Equality as an On-going Promise


What is the politics of humanity? Centrally, it is a politics of equal respect. Our nation is built on the idea that all citizens as citizens are of equal worth and dignity. Rejecting the feudalism and monarchism of their European experience, our forefathers rejected all titles, ranks, and hereditary honors. A person’s birth, wealth, and status had no bearing on his political opportunities and entitlements. The American Revolution was in that sense radical, rejecting all previous modes of social organization and opting for one entirely new, built on the idea that all persons have equal human dignity and equal natural rights. The key idea of the new political order came to be one of nondomination: the idea that what was centrally bad, in politics, was the systematic subordination of some citizens to others. Because all citizens are equal, domination, whether based on class or religion or some other principle, must be firmly rejected. [Martha Nussbaum, From Disgust to Humanity: Sexual Orientation and Constitutional Law]

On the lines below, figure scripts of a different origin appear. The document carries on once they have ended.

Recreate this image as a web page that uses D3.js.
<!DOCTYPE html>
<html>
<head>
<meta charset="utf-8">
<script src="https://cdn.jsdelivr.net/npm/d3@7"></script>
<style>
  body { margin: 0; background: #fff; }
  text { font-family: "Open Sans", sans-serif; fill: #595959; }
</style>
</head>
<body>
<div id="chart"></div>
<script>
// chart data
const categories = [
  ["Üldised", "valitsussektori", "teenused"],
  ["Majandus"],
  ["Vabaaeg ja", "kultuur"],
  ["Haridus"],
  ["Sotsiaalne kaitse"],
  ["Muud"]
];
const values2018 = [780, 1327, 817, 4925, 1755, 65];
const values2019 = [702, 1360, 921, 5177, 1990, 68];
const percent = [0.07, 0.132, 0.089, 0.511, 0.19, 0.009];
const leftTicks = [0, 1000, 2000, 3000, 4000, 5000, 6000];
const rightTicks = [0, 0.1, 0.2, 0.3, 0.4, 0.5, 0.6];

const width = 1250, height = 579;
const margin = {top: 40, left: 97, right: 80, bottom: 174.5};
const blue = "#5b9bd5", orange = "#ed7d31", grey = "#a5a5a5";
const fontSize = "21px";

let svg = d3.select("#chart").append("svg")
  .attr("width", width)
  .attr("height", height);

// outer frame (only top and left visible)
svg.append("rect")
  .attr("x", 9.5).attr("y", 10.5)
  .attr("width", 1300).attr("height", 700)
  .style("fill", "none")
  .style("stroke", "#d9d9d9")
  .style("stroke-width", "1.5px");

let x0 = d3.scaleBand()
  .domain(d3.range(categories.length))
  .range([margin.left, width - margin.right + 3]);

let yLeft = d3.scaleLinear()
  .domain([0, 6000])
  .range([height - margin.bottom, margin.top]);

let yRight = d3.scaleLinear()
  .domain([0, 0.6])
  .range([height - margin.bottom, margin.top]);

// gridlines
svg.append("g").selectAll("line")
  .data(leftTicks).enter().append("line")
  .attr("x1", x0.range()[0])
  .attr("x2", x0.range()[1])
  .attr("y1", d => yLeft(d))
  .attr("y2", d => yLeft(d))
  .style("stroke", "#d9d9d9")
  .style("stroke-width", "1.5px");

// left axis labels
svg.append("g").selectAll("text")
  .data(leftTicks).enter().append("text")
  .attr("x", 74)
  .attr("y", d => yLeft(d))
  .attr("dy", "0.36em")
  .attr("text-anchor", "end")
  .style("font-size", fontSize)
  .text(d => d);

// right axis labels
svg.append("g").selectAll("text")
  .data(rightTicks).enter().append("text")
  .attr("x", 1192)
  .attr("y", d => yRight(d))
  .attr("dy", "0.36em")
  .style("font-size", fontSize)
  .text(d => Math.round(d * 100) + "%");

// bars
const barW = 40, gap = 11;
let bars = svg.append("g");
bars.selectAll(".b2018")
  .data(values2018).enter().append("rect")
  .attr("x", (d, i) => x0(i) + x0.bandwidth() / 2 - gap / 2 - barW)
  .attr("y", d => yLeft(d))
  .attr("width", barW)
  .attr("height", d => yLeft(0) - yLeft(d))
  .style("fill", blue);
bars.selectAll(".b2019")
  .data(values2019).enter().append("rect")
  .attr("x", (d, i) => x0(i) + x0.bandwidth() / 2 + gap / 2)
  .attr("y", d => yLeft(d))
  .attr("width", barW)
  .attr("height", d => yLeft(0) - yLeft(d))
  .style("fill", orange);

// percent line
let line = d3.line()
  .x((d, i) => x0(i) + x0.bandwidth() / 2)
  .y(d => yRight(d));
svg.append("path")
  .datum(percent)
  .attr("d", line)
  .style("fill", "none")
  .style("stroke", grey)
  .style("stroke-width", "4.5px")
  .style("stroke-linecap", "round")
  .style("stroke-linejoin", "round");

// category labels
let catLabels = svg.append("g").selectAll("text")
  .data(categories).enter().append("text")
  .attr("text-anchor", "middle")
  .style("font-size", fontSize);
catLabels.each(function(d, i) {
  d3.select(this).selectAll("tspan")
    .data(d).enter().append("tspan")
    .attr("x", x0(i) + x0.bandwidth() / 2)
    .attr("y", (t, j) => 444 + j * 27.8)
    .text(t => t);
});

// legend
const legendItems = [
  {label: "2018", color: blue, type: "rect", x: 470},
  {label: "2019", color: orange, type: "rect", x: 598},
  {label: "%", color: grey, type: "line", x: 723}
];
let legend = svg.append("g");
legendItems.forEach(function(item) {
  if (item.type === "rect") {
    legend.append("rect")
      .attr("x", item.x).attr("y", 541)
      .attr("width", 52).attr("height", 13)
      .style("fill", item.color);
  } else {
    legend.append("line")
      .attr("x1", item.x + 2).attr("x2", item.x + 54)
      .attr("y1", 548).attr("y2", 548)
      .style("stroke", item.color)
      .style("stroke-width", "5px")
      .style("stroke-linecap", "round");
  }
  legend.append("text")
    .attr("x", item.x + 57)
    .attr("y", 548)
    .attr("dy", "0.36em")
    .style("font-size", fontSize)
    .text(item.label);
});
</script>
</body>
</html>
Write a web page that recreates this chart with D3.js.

After the paragraph above, Nussbaum recognizes the exceptions at the time of our nation’s founding. “The Founders,” she notes, “were famously obtuse on some matters,” those matters being, of course, the persistent exceptions to the practice of equality made for women, Native Americans, slaves, and those who owned no property. After our nation’s founding, there was still much equality-making work to be done, and the task is not yet complete. Nussbaum reasons, “Our founding documents, then, are properly construed as more egalitarian in their general promise of human equality than in the particular understanding of that equality that was prevalent at the time of their composition.” That conclusion she draws is crucial to our future as a nation in this time when powerful voices are calling for the stifling of our progress in humanity as a people by insisting our Constitution must be limited in interpretation and application to what the nation’s founders could seem to have meant by its particulars at the time of its adoption. Thus these so-called originalists would strip the Constitution of its power and vitality, making it instead a frozen and restrictive document that would leave us mired in the Eighteenth Century.

This constitutional fundamentalism works quite similarly to biblical fundamentalism. For example, it might reasonably be argued that early Israel understood the commandment forbidding adultery to apply only to the protection of a man’s property rights to “his nakedness” – that is, the right to uncover the body of his wife (see the biblical book of Leviticus, chapter 18). In such an originalist interpretation, a man could not commit adultery by sexual intercourse with a woman other than his wife, unless she was the wife (property) of another man. Surely, neither Judaism nor Christianity would care to limit the understanding of adultery these days to such an impoverished interpretation of the commandment even if it may have been the popular understanding in Israel’s antiquity.

Martha Nussbaum interprets the equality of all people in terms of equal respect based upon a recognition of equal worth and human dignity. The negative is important: non-domination. There must be no hierarchy of worth and dignity that establishes a systematic subordination of one group of citizens to the domination of another. Such a principle is indeed radical in our world’s history. In a society governed by this principle, achievement would bring its own rewards but no more than its own rewards; it would not entitle the wealthy to be treated as “very important people.” There would still be orders of authority for particular tasks (executives, superintendents, foremen, etc.), but no hierarchy in the political order of society.

We have not arrived at such equality of respect for each other. Indeed, it is a state of affairs at which we cannot arrive and then stay put, but one toward which we must keep striving always. Like freedom, equality must be defended faithfully. Those who wish to dominate despise the very idea of equality and find countless arguments for its unfairness. Their indignation at being regarded as no better than people they wish to look down upon is nothing new. No less a figure than Aristotle contended that equality was not a proper partner to justice, but I’ll look at his ideas and their ongoing effects in another post. (An aside: perhaps not many people would think to connect Aristotle with Harry Potter, but J. K. Rowling put more into her series for children than even her avid fans may realize.)

I contend that equal respect for the human worth and dignity of all people is crucial, not only to the idea and ideal of justice, but also in the administration of justice when laws have been broken and people’s rights violated. For this reason, I see restorative justice as a higher form than retributive (punishing) justice, even when some measure of the latter is necessary.

Now, for those who welcome consideration of biblical faith’s view in these matters, I point out that the Bible is not static but dynamic as well as complex in its presentations of God’s redemptive (restorative) justice. The third part of the biblical book of Isaiah promises that God will bless and establish the despised and biblically rejected (eunuchs) who are faithful, and Jesus binds himself to many considered (on biblical grounds) to be unclean. The Bible insists throughout that God does not merely hold to a principle of human equality but deliberately and powerfully takes up the cause of the despised and downtrodden, shaming the proud and destroying hierarchies in the process. It is, after all, one thing to preach equality as an ideal but quite another to stand with, among, and for a group whose subordination and shame the larger society considers right and proper.